Masters Golf Showcases Betting Battle, Paddy Power Boss SaysBy
Competition in industry ‘pretty extreme,’ CEO Corcoran says
Bookmaker’s offer on U.S. Masters Golf was matched by rivals
Gambling companies are having to offer customers ever more tempting incentives to wager with them as competition intensifies in Europe’s betting market, according to the head of Paddy Power Betfair Plc.
“The competitive nature of the industry right now is pretty extreme,” Chief Executive Officer Breon Corcoran said on a conference call Wednesday after the owner of Paddy Power bookmakers and the Betfair betting exchange reported a surge in first-quarter profit.

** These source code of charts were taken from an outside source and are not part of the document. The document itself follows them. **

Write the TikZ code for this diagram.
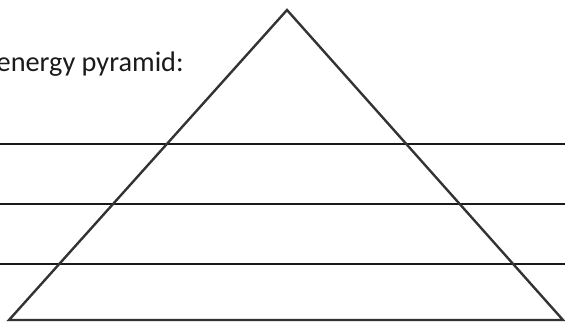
\documentclass[tikz,border=0pt]{standalone}
\usepackage{fontspec}
\setmainfont{Carlito}
\usepackage{tikz}
\usetikzlibrary{positioning,calc}
\definecolor{ink}{HTML}{1A1A1A}
\definecolor{edge}{HTML}{333333}
\tikzset{rule/.style={line width=1.3pt,draw=ink},
  pyr/.style={line width=1.2pt,draw=edge,line join=miter},
  lbl/.style={font=\fontsize{14.2}{17}\selectfont,text=ink,inner sep=0pt}}
\begin{document}
\begin{tikzpicture}[x=0.5bp,y=0.5bp]
\useasboundingbox (0,0) rectangle (565,323);
\coordinate (apex) at (287,313);
\coordinate (baseL) at (9,3);
\coordinate (baseR) at (563,3);
\node[lbl,anchor=base east] (title) at (184,252) {energy pyramid:};
\foreach \y in {179,119,59}{
\draw[rule] (0,\y) -- (565,\y);
}
\draw[pyr] (apex) -- (baseL) -- (baseR) -- cycle;
\end{tikzpicture}
\end{document}
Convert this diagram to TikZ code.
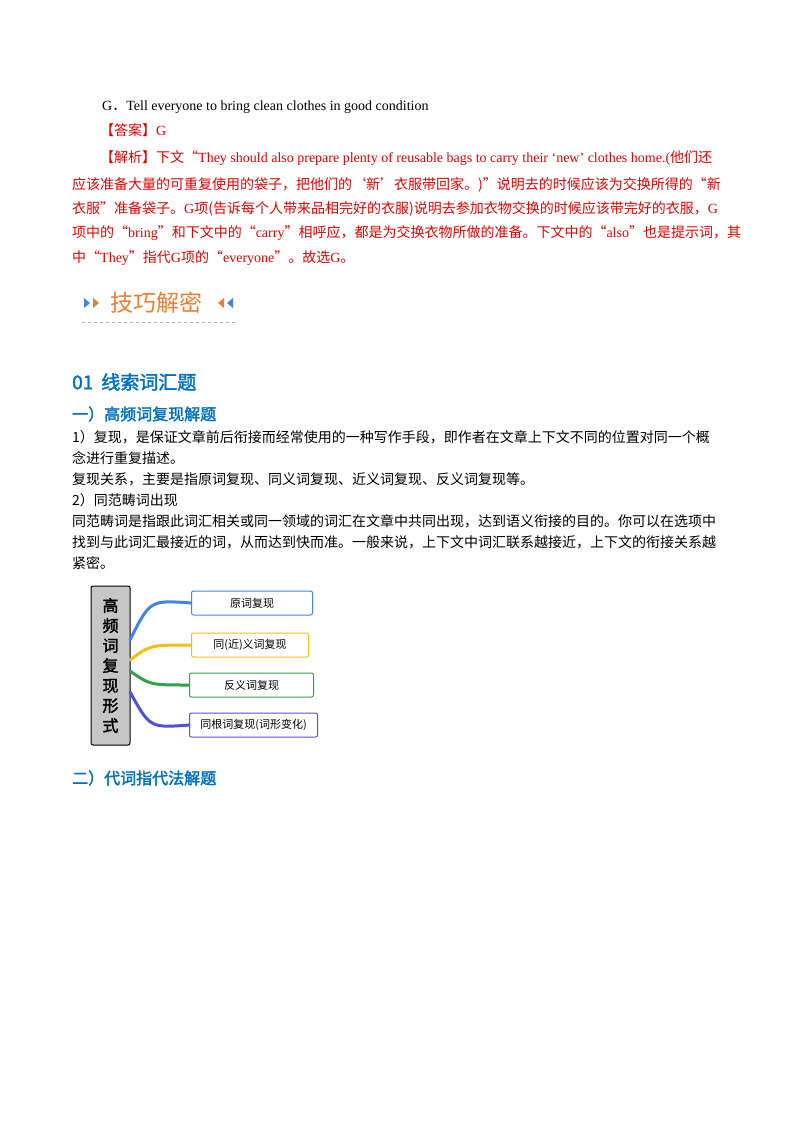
\documentclass[tikz,border=0pt]{standalone}
\usepackage{fontspec}
\setmainfont{Liberation Serif}
\newfontfamily\cjk{Noto Sans CJK SC}
\newfontfamily\cjkb{Noto Sans CJK SC}[FakeBold=2]
\newcommand\zh[1]{{\cjk #1}}
\definecolor{ansred}{RGB}{230,0,0}
\definecolor{hblue}{RGB}{0,112,192}
\definecolor{orng}{RGB}{237,125,49}
\definecolor{c1}{RGB}{70,130,230}
\definecolor{c2}{RGB}{245,190,20}
\definecolor{c3}{RGB}{50,160,70}
\definecolor{c4}{RGB}{80,80,220}
\begin{document}
\begin{tikzpicture}[x=1pt,y=-1pt,
  txt/.style={anchor=base west,inner sep=0pt,font=\fontsize{14}{14}\selectfont},
  red/.style={txt,text=ansred},
  bbox/.style={draw,rounded corners=2pt,line width=1pt,minimum height=24pt,anchor=west,inner xsep=10pt,font=\cjk\fontsize{11}{11}\selectfont},
  link/.style={line width=3pt,line cap=round}]
\useasboundingbox (0,0) rectangle (800,1132);
\node[txt] (l1) at (102,110) {G\zh{．}Tell everyone to bring clean clothes in good condition};
\node[red] (l2) at (100,135) {\zh{【答案】}G};
\node[red] (l3) at (100,162) {\zh{【解析】下文“}They should also prepare plenty of reusable bags to carry their ‘new’ clothes home.(\zh{他们还}};
\node[red] (l4) at (72,189) {\zh{应该准备大量的可重复使用的袋子，把他们的‘新’衣服带回家。)”说明去的时候应该为交换所得的“新}};
\node[red] (l5) at (72,213) {\zh{衣服”准备袋子。}G\zh{项(告诉每个人带来品相完好的衣服)说明去参加衣物交换的时候应该带完好的衣服，}G};
\node[red] (l6) at (72,237) {\zh{项中的“}bring\zh{”和下文中的“}carry\zh{”相呼应，都是为交换衣物所做的准备。下文中的“}also\zh{”也是提示词，其}};
\node[red] (l7) at (72,262) {\zh{中“}They\zh{”指代}G\zh{项的“}everyone\zh{”。故选}G\zh{。}};
% tips heading
\fill[c1] (84,298) -- (90,303) -- (84,308) -- cycle;
\fill[orng] (93,298) -- (99,303) -- (93,308) -- cycle;
\node[anchor=west,inner sep=0pt,text=orng,font=\cjk\fontsize{23}{23}\selectfont] (tips) at (110,303) {技巧解密};
\fill[orng] (224,298) -- (218,303) -- (224,308) -- cycle;
\fill[c1] (233,298) -- (227,303) -- (233,308) -- cycle;
\draw[gray!60,dashed,line width=0.6pt] (82,322) -- (236,322);
\node[anchor=west,inner sep=0pt,text=hblue,font=\cjkb\fontsize{19}{19}\selectfont] (h1) at (72,382) {01\hspace{8pt}线索词汇题};
\node[anchor=west,inner sep=0pt,text=hblue,font=\cjkb\fontsize{16}{16}\selectfont] (h2) at (72,414) {一）高频词复现解题};
\node[txt] (b1) at (72,442) {\zh{1）复现，是保证文章前后衔接而经常使用的一种写作手段，即作者在文章上下文不同的位置对同一个概}};
\node[txt] (b2) at (72,463) {\zh{念进行重复描述。}};
\node[txt] (b3) at (72,484) {\zh{复现关系，主要是指原词复现、同义词复现、近义词复现、反义词复现等。}};
\node[txt] (b4) at (72,505) {\zh{2）同范畴词出现}};
\node[txt] (b5) at (72,526) {\zh{同范畴词是指跟此词汇相关或同一领域的词汇在文章中共同出现，达到语义衔接的目的。你可以在选项中}};
\node[txt] (b6) at (72,547) {\zh{找到与此词汇最接近的词，从而达到快而准。一般来说，上下文中词汇联系越接近，上下文的衔接关系越}};
\node[txt] (b7) at (72,568) {\zh{紧密。}};
% diagram
\node[draw,fill=gray!45,rounded corners=2pt,line width=1pt,minimum width=39pt,minimum height=159pt,align=center,font=\cjkb\fontsize{16}{20}\selectfont] (root) at (110.5,665.5) {高\\频\\词\\复\\现\\形\\式};
\node[bbox,draw=c1,minimum width=121pt] (n1) at (191,603) {原词复现};
\node[bbox,draw=c2,minimum width=117pt] (n2) at (191,645) {同(近)义词复现};
\node[bbox,draw=c3,minimum width=124pt] (n3) at (189,685) {反义词复现};
\node[bbox,draw=c4,minimum width=128pt] (n4) at (189,725) {同根词复现(词形变化)};
\coordinate (r1) at (130,640);
\coordinate (r2) at (130,660);
\coordinate (r3) at (130,671);
\coordinate (r4) at (130,692);
\draw[link,c1] (r1) .. controls (150,600) .. (n1.west);
\draw[link,c2] (r2) .. controls (150,645) .. (n2.west);
\draw[link,c3] (r3) .. controls (150,685) .. (n3.west);
\draw[link,c4] (r4) .. controls (150,728) .. (n4.west);
\node[anchor=west,inner sep=0pt,text=hblue,font=\cjkb\fontsize{16}{16}\selectfont] (h3) at (72,778) {二）代词指代法解题};
\end{tikzpicture}
\end{document}
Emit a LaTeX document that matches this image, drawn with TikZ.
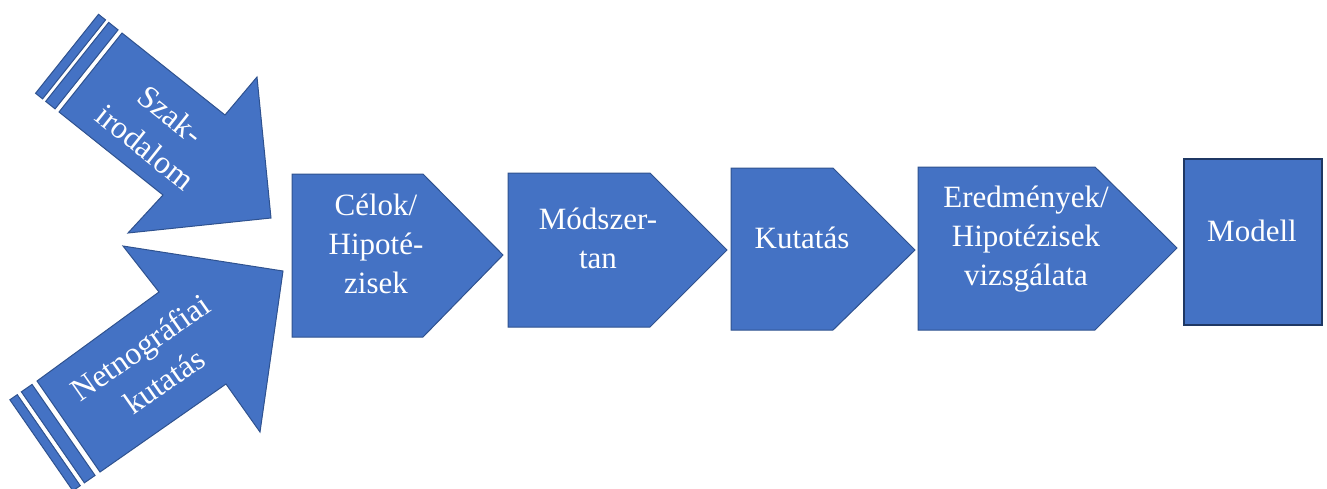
\documentclass[tikz,border=0pt]{standalone}
\usepackage{fontspec}
\setmainfont{Liberation Serif}
\usetikzlibrary{calc}
\definecolor{boxblue}{HTML}{4472C4}
\definecolor{boxedge}{HTML}{2F528F}
\definecolor{modelledge}{HTML}{1F3864}

\begin{document}
\begin{tikzpicture}[x=1pt,y=-1pt,
  blueshape/.style={fill=boxblue,draw=boxedge,line width=1pt,line join=miter},
  boxlabel/.style={text=white,align=center,inner sep=0pt,
    font=\fontsize{31}{39}\selectfont},
  arrowlabel/.style={boxlabel,font=\fontsize{32}{41}\selectfont}]
\useasboundingbox (0,0) rectangle (1327,488);
\clip (0,0) rectangle (1327,488);

% upper input arrow (pointing down-right) with its two tail stripes
\coordinate (ua) at (122,33);
\coordinate (ub) at (59,112);
\filldraw[blueshape] (ua) -- (225,115) -- (257,77) -- (271,218)
  -- (128,233) -- (163,195) -- (ub) -- cycle;
\foreach \near/\far in {5/17,21/30}
  \filldraw[blueshape] ($(ua)+\near*(-0.782,-0.624)$) -- ($(ua)+\far*(-0.782,-0.624)$)
    -- ($(ub)+\far*(-0.782,-0.624)$) -- ($(ub)+\near*(-0.782,-0.624)$) -- cycle;

% lower input arrow (pointing up-right) with its two tail stripes
\coordinate (la) at (37,381);
\coordinate (lb) at (100,472);
\filldraw[blueshape] (la) -- (159,292) -- (123,246) -- (283,271)
  -- (260,432) -- (226,384) -- (lb) -- cycle;
\foreach \near/\far in {6/19,24/33}
  \filldraw[blueshape] ($(la)+\near*(-0.822,0.569)$) -- ($(la)+\far*(-0.822,0.569)$)
    -- ($(lb)+\far*(-0.822,0.569)$) -- ($(lb)+\near*(-0.822,0.569)$) -- cycle;

\node[arrowlabel,rotate=-38.6] (szak) at (158,131) {Szak-\\irodalom};
\node[arrowlabel,rotate=35] (netno) at (152,364) {Netnográfiai\\kutatás};

% process chevrons
\filldraw[blueshape] (292,174) -- (423,174) -- (503,255) -- (423,337) -- (292,337) -- cycle;
\filldraw[blueshape] (508,173) -- (650,173) -- (727,250) -- (650,327) -- (508,327) -- cycle;
\filldraw[blueshape] (731,168) -- (833,168) -- (915,250) -- (833,330) -- (731,330) -- cycle;
\filldraw[blueshape] (918,167) -- (1095,167) -- (1177,248) -- (1095,330) -- (918,330) -- cycle;

% final result box
\filldraw[fill=boxblue,draw=modelledge,line width=2.5pt] (1184,159) rectangle (1322,325);

% labels, placed by the baseline of their last line
\node[boxlabel,anchor=base] (celok) at (376,293) {Célok/\\Hipoté-\\zisek};
\node[boxlabel,anchor=base] (modszer) at (598,268) {Módszer-\\tan};
\node[boxlabel,anchor=base] (kutatas) at (802,248) {Kutatás};
\node[boxlabel,anchor=base] (eredm) at (1026,285) {Eredmények/\\Hipotézisek\\vizsgálata};
\node[boxlabel,anchor=base] (modell) at (1252,241) {Modell};
\end{tikzpicture}
\end{document}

Rapid growth in online gaming is leading to increased competition as incumbent operators seek to add customers and new entrants aim to get in on the act. Corcoran cited last month’s U.S. Masters golf championship, where Paddy Power thought its offer to pay out on the top eight finishers for so-called each-way bets would lead the industry. In the event, others matched it and rival Skybet provided even more generous terms.
Paddy Power Betfair shares fell 4.3 percent to 8,395 pence at the close of trading in London, even after the company said first-quarter underlying operating profit more than doubled.
Analysts pointed to slower growth in the amounts wagered on sports events during March. Sportsbook stakes were up 9 percent at constant exchange rates in the quarter, having been 12 percent ahead after two months.
The slowdown partly reflected customers having had more money to wager in March last year after winning record amounts at the Cheltenham horse-racing meeting. “However, it also likely reflects just how competitive the U.K. market is at present,” David Jennings, an analyst at Davy, said in a note.
Results at sports events such as this year’s Cheltenham festival favored bookmakers in the first quarter, though April wasn’t so good, the company said. Last month saw fewer surprise outcomes in Premier League soccer games, while Sergio Garcia’s victory in the Masters and One For Arthur’s triumph in England’s Grand National horse race also cost the bookies.
“Overall gross win margins were weak in April,” the bookmaker said. Revenue momentum in the month was “a bit better,” it said.